I think I figured the solution:
Assume $P(i,k) > A(i,k)$ for some $i,k \in \mathcal{X}$ where $\mathcal{X}$ is the states space so $P$ and $A$ are of size $|\mathcal{X}| \times |\mathcal{X}|$. Also assume by contradiction $Av = \lambda v$ for some $|\lambda| \ge 1$.
Then we have:
$\begin{align*}\\ |Av(i)| = |\sum_{j \in \mathcal{X}} A(i,j)v(j)| \le \sum_{j \in \mathcal{X}} A(i,j)|v(j)| \le \sum_{j \in \mathcal{X}} A(i,j)\max\limits_{l \in \mathcal{X}} |v(l)|\\ < \max\limits_{l \in \mathcal{X}} |v(l)| \end{align*}$
In addition:
 
$|Av(i)| = |\lambda| |v(i)|$

Hence: $|v(i)| < \max\limits_{l \in \mathcal{X}} |v(l)|$
Meaning not all the vector elements are the same (in absolute value).

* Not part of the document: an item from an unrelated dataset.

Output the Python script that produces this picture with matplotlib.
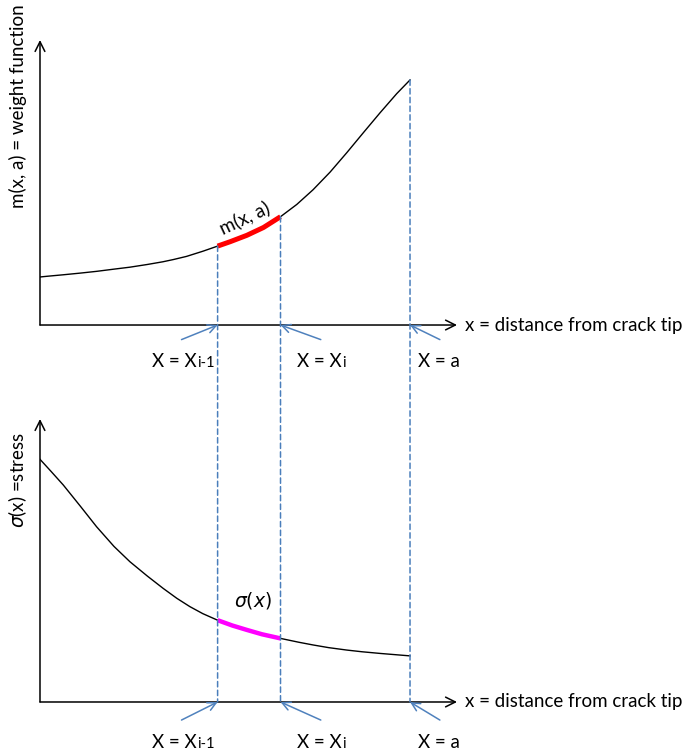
import numpy as np
import matplotlib
matplotlib.use("Agg")
import matplotlib.pyplot as plt
from matplotlib.patches import ConnectionPatch

plt.rcParams['font.family'] = ['Lato', 'DejaVu Sans']
plt.rcParams['mathtext.fontset'] = 'dejavusans'

# positions along the crack (a = 1)
x_prev = 0.48
x_cur = 0.65
a = 1.0

# weight function m(x, a)
x_m = [0, 0.02, 0.063, 0.11, 0.153, 0.2, 0.243, 0.29, 0.332, 0.36, 0.396,
       0.44, 0.48, 0.514, 0.559, 0.604, 0.65, 0.694, 0.738, 0.784, 0.829,
       0.874, 0.919, 0.964, 1.0]
m_vals = [0.196, 0.199, 0.205, 0.212, 0.219, 0.228, 0.236, 0.247, 0.258, 0.267,
          0.280, 0.301, 0.322, 0.340, 0.366, 0.398, 0.442, 0.492, 0.552, 0.624,
          0.703, 0.785, 0.866, 0.944, 1.0]

# stress sigma(x)
x_s = [0, 0.03, 0.063, 0.11, 0.153, 0.2, 0.243, 0.29, 0.333, 0.37, 0.405,
       0.44, 0.48, 0.52, 0.559, 0.6, 0.65, 0.7, 0.738, 0.78, 0.829, 0.87,
       0.92, 0.96, 1.0]
s_vals = [1.0, 0.95, 0.894, 0.805, 0.722, 0.641, 0.578, 0.519, 0.468, 0.427,
          0.393, 0.364, 0.337, 0.315, 0.297, 0.279, 0.262, 0.246, 0.235, 0.224,
          0.214, 0.207, 0.200, 0.195, 0.190]

x_label_main = ["X = X", "X = X", "X = a"]
x_label_sub = ["i-1", "i", ""]
x_title = "x = distance from crack tip"

blue = "#4f81bd"
dash_blue = "#4a7ebb"
fs = 13.5

fig = plt.figure(figsize=(6.86, 7.52), dpi=100)
ax1 = fig.add_axes([0.0583, 0.5678, 0.6079, 0.379])
ax2 = fig.add_axes([0.0583, 0.0665, 0.6079, 0.3763])
ax1.set_xlim(0, 1.127)
ax1.set_ylim(0, 1.163)
ax2.set_xlim(0, 1.127)
ax2.set_ylim(0, 1.166)


def segment(xs, ys, lo, hi):
    xs = np.asarray(xs)
    ys = np.asarray(ys)
    keep = (xs >= lo - 1e-9) & (xs <= hi + 1e-9)
    return xs[keep], ys[keep]


def frame(ax, arrow_offsets, label_offsets):
    ax.axis('off')
    axis_arrow = dict(arrowstyle='->, head_length=0.7, head_width=0.35',
                      color='black', lw=1.1, shrinkA=0, shrinkB=0)
    ax.annotate('', xy=(1, 0), xytext=(0, 0), xycoords='axes fraction',
                arrowprops=axis_arrow, annotation_clip=False)
    ax.annotate('', xy=(0, 1), xytext=(0, 0), xycoords='axes fraction',
                arrowprops=axis_arrow, annotation_clip=False)
    ax.annotate(x_title, xy=(1, 0), xycoords='axes fraction',
                xytext=(6, 0), textcoords='offset points',
                ha='left', va='center', fontsize=fs)
    for xv, off, main, sub, loff in zip([x_prev, x_cur, a], arrow_offsets,
                                        x_label_main, x_label_sub, label_offsets):
        ax.annotate('', xy=(xv, 0), xytext=off, textcoords='offset points',
                    arrowprops=dict(arrowstyle='->, head_length=0.6, head_width=0.3',
                                    color=blue, lw=1.1, shrinkA=0, shrinkB=0),
                    annotation_clip=False)
        t = ax.annotate(main, xy=(xv, 0), xytext=loff, textcoords='offset points',
                        ha='left', va='center', fontsize=fs, annotation_clip=False)
        if sub:
            ax.annotate(sub, xy=(1, 0), xycoords=t, xytext=(0.3, 0),
                        textcoords='offset points', ha='left', va='bottom',
                        fontsize=fs * 0.78, annotation_clip=False)


# weight function panel
ax1.plot(x_m, m_vals, color='black', lw=1.0)
sx, sy = segment(x_m, m_vals, x_prev, x_cur)
ax1.plot(sx, sy, color='#ff0000', lw=3.6, solid_capstyle='butt')
ax1.text(0.553, 0.437, "m(x, a)", rotation=25, fontsize=fs,
         ha='center', va='center')
frame(ax1, [(-26, -10.5), (29, -10.5), (21.5, -10.5)],
      [(-47, -26), (12, -26), (6, -26)])

# stress panel
ax2.plot(x_s, s_vals, color='black', lw=1.0)
sx, sy = segment(x_s, s_vals, x_prev, x_cur)
ax2.plot(sx, sy, color='#ff00ff', lw=3.2, solid_capstyle='butt')
ax2.text(0.575, 0.42, r"$\sigma(x)$", fontsize=fs, ha='center', va='center')
frame(ax2, [(-26, -13), (29, -13), (21.5, -13)],
      [(-47, -29), (12, -29), (6, -29)])

# dashed guides from the weight function down to the lower x axis
for xv in [x_prev, x_cur, a]:
    top_y = np.interp(xv, x_m, m_vals)
    con = ConnectionPatch(xyA=(xv, top_y), coordsA=ax1.transData,
                          xyB=(xv, 0), coordsB=ax2.transData,
                          color=dash_blue, lw=1.1, linestyle=(0, (3.5, 2.2)))
    fig.add_artist(con)

fig.text(18 / 686, 1 - 106 / 752, "m(x, a) = weight function", rotation=90,
         ha='center', va='center', fontsize=fs)
fig.text(18 / 686, 1 - 480 / 752, r"$\sigma$(x) =stress", rotation=90,
         ha='center', va='center', fontsize=fs)

fig.savefig("out.png", dpi=100)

Now assume P is aperiodic (else use @user8675309 proposition) then there exist time t such that all elements in $P^t$ are strictly positive and the original element - wise inequality still holds.
Denote $A' = A^t$, $P' = P^t$ and let $s \in \mathcal{X}$

$\begin{align*}\\ |A'v(s)| = |\sum_{j \in \mathcal{X}} A'(s,j)v(j)| \le \sum_{j \in \mathcal{X}} A'(s,j)|v(j)| \le \sum_{j \in \mathcal{X}} P'(s,j) |v(j)| < \max\limits_{l \in \mathcal{X}} |v(l)| \end{align*}$

The last inequality is due to the facts that $P^t$'s elements are strictly positive and as we shown earlier there is an element which is smaller in absolute value than the max. The previous is true for all states and in particular for state $s'$ achieving the max in absolute value:
$|A'v(s')| = |\lambda ^t| |v(s')| < |v(s')|$

The previous is obviously a contradiction and we conclude our proof.